== TASK DESCRIPTION ==
Restate the whole of the material. Keep every word, and drop the pictures.

** START GIVEN DATA **

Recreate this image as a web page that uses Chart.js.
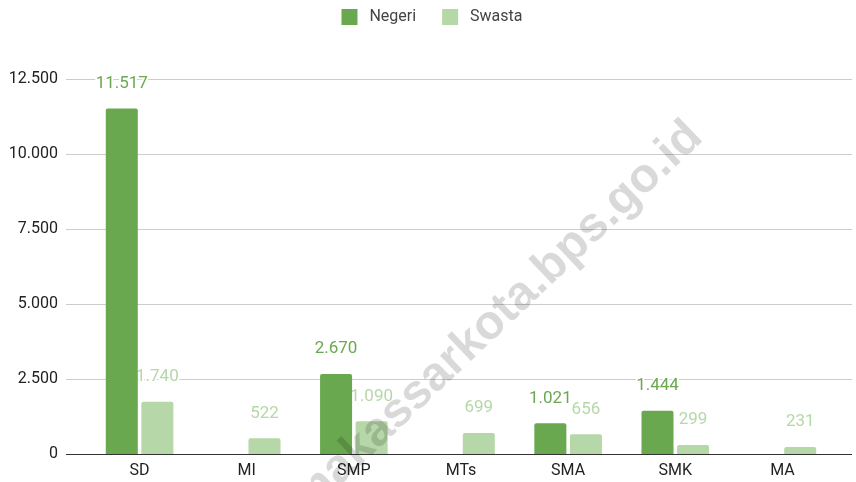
<!DOCTYPE html>
<html>
<head>
<meta charset="utf-8">
<script src="https://cdn.jsdelivr.net/npm/chart.js@4.4.1/dist/chart.umd.min.js"></script>
<style>
  html, body { margin: 0; padding: 0; background: #fff; }
  #wrap { width: 856px; height: 482px; }
</style>
</head>
<body>
<div id="wrap"><canvas id="chart"></canvas></div>
<script>
// data
const categories = ['SD', 'MI', 'SMP', 'MTs', 'SMA', 'SMK', 'MA'];
const negeri = [11517, 0, 2670, 0, 1021, 1444, 0];
const swasta = [1740, 522, 1090, 699, 656, 299, 231];
const yTicks = [0, 2500, 5000, 7500, 10000, 12500];
const watermark = 'makassarkota.bps.go.id';

const FONT = 'Roboto, Arial, sans-serif';
const negeriColor = '#6aa84f';
const swastaColor = '#b6d7a8';

// 11517 -> "11.517"
function fmt(v) {
    return String(v).replace(/\B(?=(\d{3})+(?!\d))/g, '.');
}

// grid lines reach a bit past the plot area, value labels sit behind the bars
const gridAndLabels = {
    id: 'gridAndLabels',
    afterLayout(chart) {
        // legend row sits a little right of centre in the original
        chart.legend.left += 14;
        chart.legend.right += 14;
    },
    beforeDatasetsDraw(chart) {
        const ctx = chart.ctx;
        const area = chart.chartArea;
        const y = chart.scales.y;
        ctx.save();
        y.ticks.forEach(t => {
            const py = Math.round(y.getPixelForValue(t.value)) + 0.5;
            ctx.strokeStyle = t.value === 0 ? '#333' : '#cccccc';
            ctx.lineWidth = 1;
            ctx.beginPath();
            ctx.moveTo(area.left - 20, py);
            ctx.lineTo(area.right + 16, py);
            ctx.stroke();
        });

        ctx.font = '17px ' + FONT;
        ctx.textAlign = 'center';
        ctx.textBaseline = 'middle';
        ctx.lineJoin = 'round';
        chart.data.datasets.forEach((ds, i) => {
            const meta = chart.getDatasetMeta(i);
            meta.data.forEach((bar, j) => {
                const v = ds.data[j];
                if (!v) return;
                const ly = bar.y - 25;
                ctx.strokeStyle = '#fff';
                ctx.lineWidth = 4;
                ctx.strokeText(fmt(v), bar.x, ly);
                ctx.fillStyle = ds.backgroundColor;
                ctx.fillText(fmt(v), bar.x, ly);
            });
        });
        ctx.restore();
    },
    afterDraw(chart) {
        // site watermark across the plot
        const ctx = chart.ctx;
        ctx.save();
        ctx.translate(497, 318);
        ctx.rotate(-43.5 * Math.PI / 180);
        ctx.font = 'bold 48px Arial, "Liberation Sans", sans-serif';
        ctx.fillStyle = 'rgba(0, 0, 0, 0.15)';
        ctx.textAlign = 'center';
        ctx.textBaseline = 'middle';
        ctx.fillText(watermark, 0, 0);
        ctx.restore();
    }
};

// legend takes the space down to the top grid line
const legendGap = {
    id: 'legendGap',
    beforeInit(chart) {
        const fit = chart.legend.fit;
        chart.legend.fit = function () {
            fit.bind(chart.legend)();
            this.height = 96;
        };
    }
};

const ctx = document.getElementById('chart').getContext('2d');
const chart = new Chart(ctx, {
    type: 'bar',
    data: {
        labels: categories,
        datasets: [{
            label: 'Negeri',
            data: negeri,
            backgroundColor: negeriColor,
            borderRadius: 2,
            borderSkipped: 'bottom'
        }, {
            label: 'Swasta',
            data: swasta,
            backgroundColor: swastaColor,
            borderRadius: 2,
            borderSkipped: 'bottom'
        }]
    },
    options: {
        responsive: true,
        maintainAspectRatio: false,
        animation: false,
        devicePixelRatio: 1,
        categoryPercentage: 0.664,
        barPercentage: 0.9,
        layout: { padding: { left: 0, right: 20, top: -17, bottom: 0 } },
        plugins: {
            legend: {
                position: 'top',
                labels: {
                    boxWidth: 16,
                    boxHeight: 16,
                    padding: 26,
                    color: '#444',
                    font: { size: 16, family: FONT },
                    generateLabels(chart) {
                        // a little more room between swatch and text
                        return Chart.defaults.plugins.legend.labels.generateLabels(chart)
                            .map(item => Object.assign(item, { text: ' ' + item.text }));
                    }
                }
            },
            tooltip: { enabled: false }
        },
        scales: {
            x: {
                grid: { display: false, drawTicks: false },
                border: { display: false },
                ticks: {
                    color: '#222',
                    padding: 7,
                    font: { size: 16, family: FONT }
                },
                afterFit(scale) { scale.height = 28; }
            },
            y: {
                min: 0,
                max: 12500,
                grid: { display: false, drawTicks: false },
                border: { display: false },
                afterBuildTicks(scale) {
                    scale.ticks = yTicks.map(v => ({ value: v }));
                },
                ticks: {
                    color: '#222',
                    padding: 28,
                    font: { size: 16, family: FONT },
                    callback: v => fmt(v)
                },
                afterFit(scale) {
                    scale.width = 86;
                    // the big tick padding should not push the plot up/down
                    scale.paddingTop = 10;
                    scale.paddingBottom = 10;
                }
            }
        }
    },
    plugins: [legendGap, gridAndLabels]
});
</script>
</body>
</html>
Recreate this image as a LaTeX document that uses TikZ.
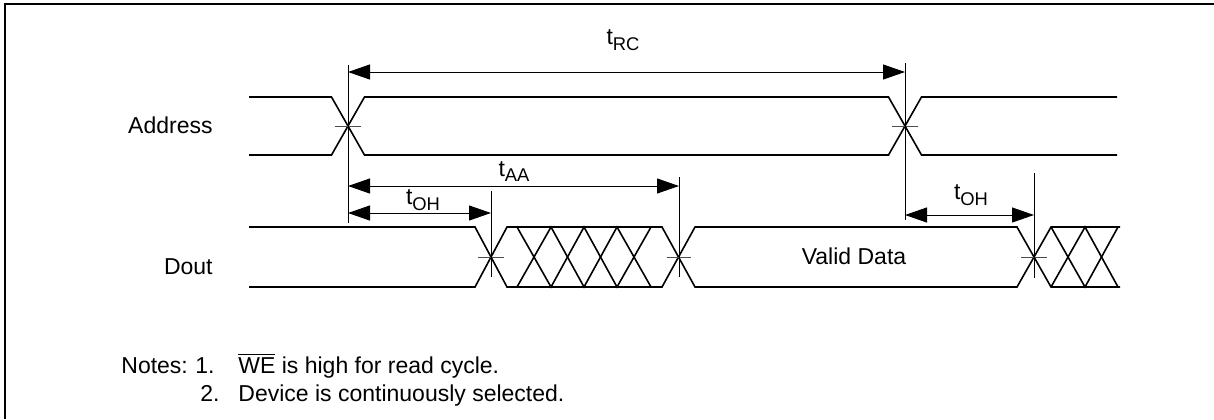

** END GIVEN DATA **

== THE COMPLETED TASK ==
Recreate this image as a web page that uses Chart.js.
<!DOCTYPE html>
<html>
<head>
<meta charset="utf-8">
<script src="https://cdn.jsdelivr.net/npm/chart.js@4.4.1/dist/chart.umd.min.js"></script>
<style>
  html, body { margin: 0; padding: 0; background: #fff; }
  #wrap { width: 856px; height: 482px; }
</style>
</head>
<body>
<div id="wrap"><canvas id="chart"></canvas></div>
<script>
// data
const categories = ['SD', 'MI', 'SMP', 'MTs', 'SMA', 'SMK', 'MA'];
const negeri = [11517, 0, 2670, 0, 1021, 1444, 0];
const swasta = [1740, 522, 1090, 699, 656, 299, 231];
const yTicks = [0, 2500, 5000, 7500, 10000, 12500];
const watermark = 'makassarkota.bps.go.id';

const FONT = 'Roboto, Arial, sans-serif';
const negeriColor = '#6aa84f';
const swastaColor = '#b6d7a8';

// 11517 -> "11.517"
function fmt(v) {
    return String(v).replace(/\B(?=(\d{3})+(?!\d))/g, '.');
}

// grid lines reach a bit past the plot area, value labels sit behind the bars
const gridAndLabels = {
    id: 'gridAndLabels',
    afterLayout(chart) {
        // legend row sits a little right of centre in the original
        chart.legend.left += 14;
        chart.legend.right += 14;
    },
    beforeDatasetsDraw(chart) {
        const ctx = chart.ctx;
        const area = chart.chartArea;
        const y = chart.scales.y;
        ctx.save();
        y.ticks.forEach(t => {
            const py = Math.round(y.getPixelForValue(t.value)) + 0.5;
            ctx.strokeStyle = t.value === 0 ? '#333' : '#cccccc';
            ctx.lineWidth = 1;
            ctx.beginPath();
            ctx.moveTo(area.left - 20, py);
            ctx.lineTo(area.right + 16, py);
            ctx.stroke();
        });

        ctx.font = '17px ' + FONT;
        ctx.textAlign = 'center';
        ctx.textBaseline = 'middle';
        ctx.lineJoin = 'round';
        chart.data.datasets.forEach((ds, i) => {
            const meta = chart.getDatasetMeta(i);
            meta.data.forEach((bar, j) => {
                const v = ds.data[j];
                if (!v) return;
                const ly = bar.y - 25;
                ctx.strokeStyle = '#fff';
                ctx.lineWidth = 4;
                ctx.strokeText(fmt(v), bar.x, ly);
                ctx.fillStyle = ds.backgroundColor;
                ctx.fillText(fmt(v), bar.x, ly);
            });
        });
        ctx.restore();
    },
    afterDraw(chart) {
        // site watermark across the plot
        const ctx = chart.ctx;
        ctx.save();
        ctx.translate(497, 318);
        ctx.rotate(-43.5 * Math.PI / 180);
        ctx.font = 'bold 48px Arial, "Liberation Sans", sans-serif';
        ctx.fillStyle = 'rgba(0, 0, 0, 0.15)';
        ctx.textAlign = 'center';
        ctx.textBaseline = 'middle';
        ctx.fillText(watermark, 0, 0);
        ctx.restore();
    }
};

// legend takes the space down to the top grid line
const legendGap = {
    id: 'legendGap',
    beforeInit(chart) {
        const fit = chart.legend.fit;
        chart.legend.fit = function () {
            fit.bind(chart.legend)();
            this.height = 96;
        };
    }
};

const ctx = document.getElementById('chart').getContext('2d');
const chart = new Chart(ctx, {
    type: 'bar',
    data: {
        labels: categories,
        datasets: [{
            label: 'Negeri',
            data: negeri,
            backgroundColor: negeriColor,
            borderRadius: 2,
            borderSkipped: 'bottom'
        }, {
            label: 'Swasta',
            data: swasta,
            backgroundColor: swastaColor,
            borderRadius: 2,
            borderSkipped: 'bottom'
        }]
    },
    options: {
        responsive: true,
        maintainAspectRatio: false,
        animation: false,
        devicePixelRatio: 1,
        categoryPercentage: 0.664,
        barPercentage: 0.9,
        layout: { padding: { left: 0, right: 20, top: -17, bottom: 0 } },
        plugins: {
            legend: {
                position: 'top',
                labels: {
                    boxWidth: 16,
                    boxHeight: 16,
                    padding: 26,
                    color: '#444',
                    font: { size: 16, family: FONT },
                    generateLabels(chart) {
                        // a little more room between swatch and text
                        return Chart.defaults.plugins.legend.labels.generateLabels(chart)
                            .map(item => Object.assign(item, { text: ' ' + item.text }));
                    }
                }
            },
            tooltip: { enabled: false }
        },
        scales: {
            x: {
                grid: { display: false, drawTicks: false },
                border: { display: false },
                ticks: {
                    color: '#222',
                    padding: 7,
                    font: { size: 16, family: FONT }
                },
                afterFit(scale) { scale.height = 28; }
            },
            y: {
                min: 0,
                max: 12500,
                grid: { display: false, drawTicks: false },
                border: { display: false },
                afterBuildTicks(scale) {
                    scale.ticks = yTicks.map(v => ({ value: v }));
                },
                ticks: {
                    color: '#222',
                    padding: 28,
                    font: { size: 16, family: FONT },
                    callback: v => fmt(v)
                },
                afterFit(scale) {
                    scale.width = 86;
                    // the big tick padding should not push the plot up/down
                    scale.paddingTop = 10;
                    scale.paddingBottom = 10;
                }
            }
        }
    },
    plugins: [legendGap, gridAndLabels]
});
</script>
</body>
</html>
Recreate this image as a LaTeX document that uses TikZ.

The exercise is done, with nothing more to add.